If you are in a situation where law enforcement suspects you of credit card theft, you may wonder how someone can get a hold of a credit card in the first place, particularly from someone who is not an acquaintance. As it turns out, a lot of credit card theft happens by stealing card numbers and other account information, not by taking the card itself.
According to U.S. News and World Report, the FTC reports that credit card fraud has accounted for a loss of $149 million just in the year 2020. So law enforcement takes this crime seriously. Here is a look at some ways criminals get a hold of credit card information.
A lot of social media posts are public, meaning anyone can read them. Many people know not to put sensitive financial information on their social media, but sometimes criminals deduce things like account passwords through other media posts.
For instance, a person may post pictures of a pet and include the pet’s name in the post. Some people use a pet’s name as a password. Criminals gather seemingly uncompromising information like this and use it to try to breach a credit card account.
Running credit card information through a public WiFi also poses a risk since many public WiFi networks have no encryption.

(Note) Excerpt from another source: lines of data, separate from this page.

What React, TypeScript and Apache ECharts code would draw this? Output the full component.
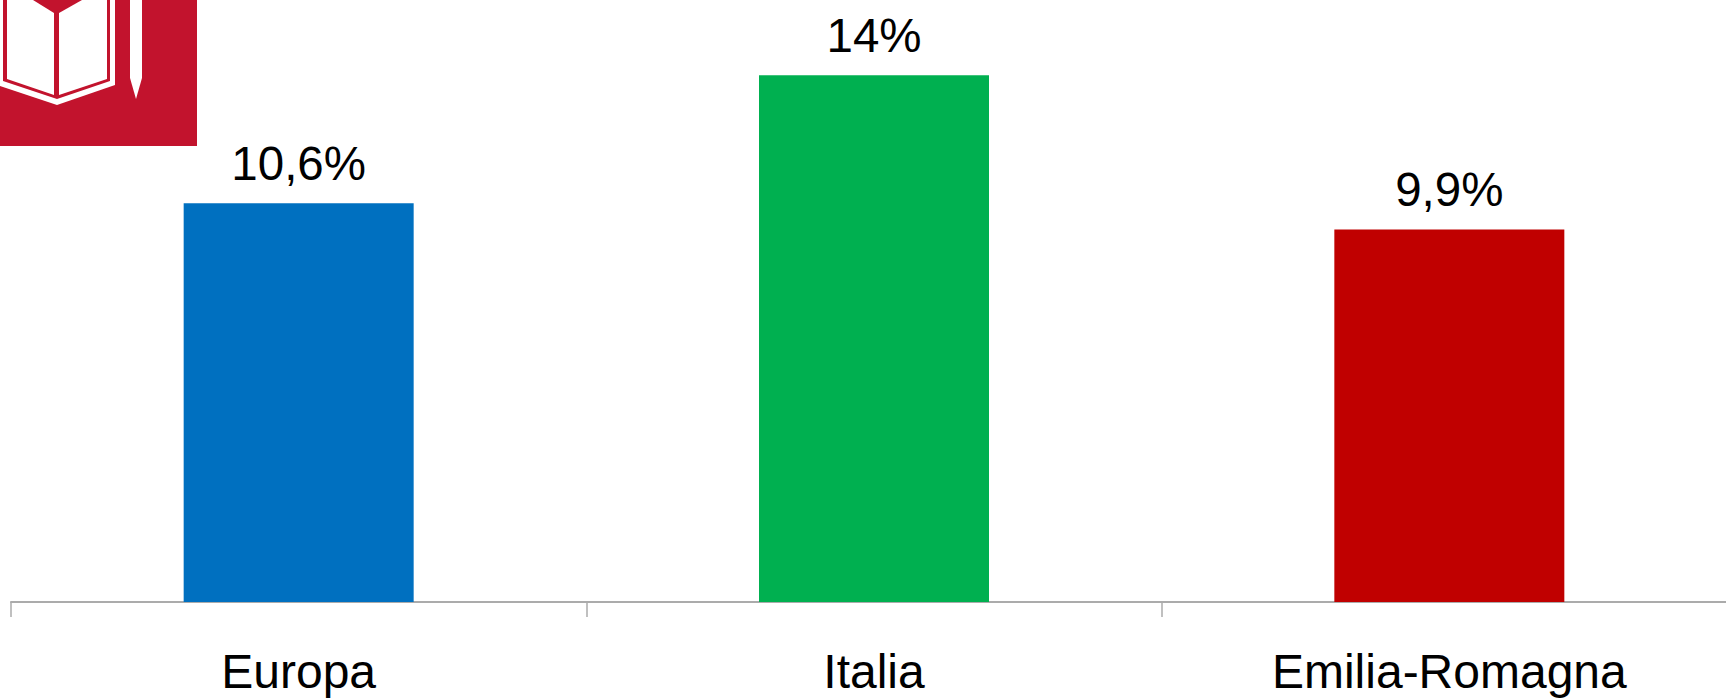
import React, { useEffect, useRef } from "react";
import * as echarts from "echarts";

const categories = ["Europa", "Italia", "Emilia-Romagna"];
const values = [10.6, 14, 9.9];
const valueLabels = ["10,6%", "14%", "9,9%"];
const barColors = ["#0070C0", "#00B050", "#C00000"];

const FONT = "'Liberation Sans', Arial, sans-serif";
const ICON_RED = "#C2132D";

export default function App() {
  const ref = useRef<HTMLDivElement>(null);
  useEffect(() => {
    document.body.style.margin = "0";
    const chart = echarts.init(ref.current!, null, { renderer: "svg" });
    chart.setOption({
      animation: false,
      backgroundColor: "#ffffff",
      grid: { left: 11, width: 1726, top: 0, height: 602, containLabel: false, outerBoundsMode: "none" },
      xAxis: {
        type: "category",
        data: categories,
        axisLine: { show: true, lineStyle: { color: "#ABABAB", width: 2 } },
        axisTick: { show: true, length: 15, lineStyle: { color: "#ABABAB", width: 1.5 } },
        axisLabel: { color: "#000000", fontSize: 48, lineHeight: 48, fontFamily: FONT, margin: 45, interval: 0 },
      },
      yAxis: { type: "value", min: 0, max: 16, show: false, splitLine: { show: false } },
      series: [
        {
          type: "bar",
          barWidth: 230,
          data: values.map((v, i) => ({ value: v, itemStyle: { color: barColors[i] } })),
          label: {
            show: true,
            position: "top",
            distance: 16,
            color: "#000000",
            fontSize: 47.5,
            fontFamily: FONT,
            formatter: (p: any) => valueLabels[p.dataIndex],
          },
        },
      ],
      graphic: [
        { type: "rect", shape: { x: 0, y: 0, width: 197, height: 146 }, style: { fill: ICON_RED }, z: 10 },
        { type: "polygon", shape: { points: [[0, 0], [115, 0], [115, 85], [57, 105], [0, 86]] }, style: { fill: "#ffffff" }, z: 11 },
        { type: "polygon", shape: { points: [[3, 0], [110, 0], [110, 81], [57, 99], [3, 81]] }, style: { fill: ICON_RED }, z: 12 },
        { type: "polygon", shape: { points: [[7, 0], [33, 0], [54, 13], [54, 95], [7, 79]] }, style: { fill: "#ffffff" }, z: 13 },
        { type: "polygon", shape: { points: [[59, 13], [82, 0], [107, 0], [107, 79], [59, 95]] }, style: { fill: "#ffffff" }, z: 13 },
        { type: "polygon", shape: { points: [[130, 0], [142, 0], [142, 78], [136, 99], [130, 78]] }, style: { fill: "#ffffff" }, z: 13 },
      ],
    });
    return () => chart.dispose();
  }, []);
  return <div ref={ref} style={{ width: 1726, height: 698 }} />;
}
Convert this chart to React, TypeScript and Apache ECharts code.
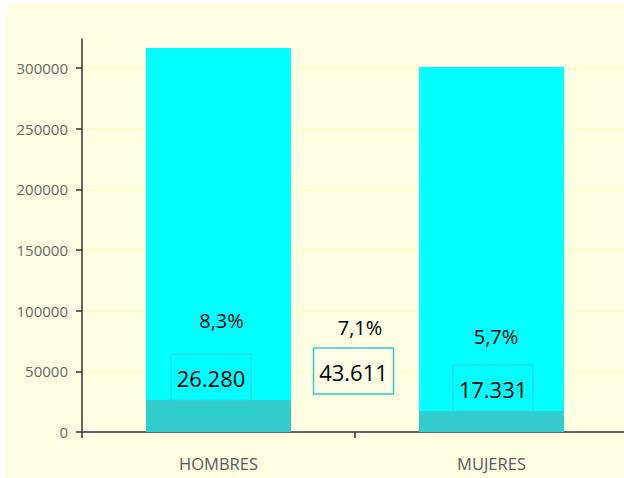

A person could hack into the network and acquire credit card numbers and passwords. Sometimes criminals sit in places where people gather with their laptops and tablets in the hopes of catching financial information through a WiFi.
Storing info on a website
Many people keep credit card information saved on an online shopping account for the sake of convenience. Unfortunately, this runs the risk of hackers breaching the account and finding the information. Also, some websites you shop on may not be secure, which makes them more vulnerable to data breaches.
Taking steps to protect credit card information may prevent fraud from happening. It can also decrease the risk that an innocent person will become swept up in a credit card fraud investigation and face charges.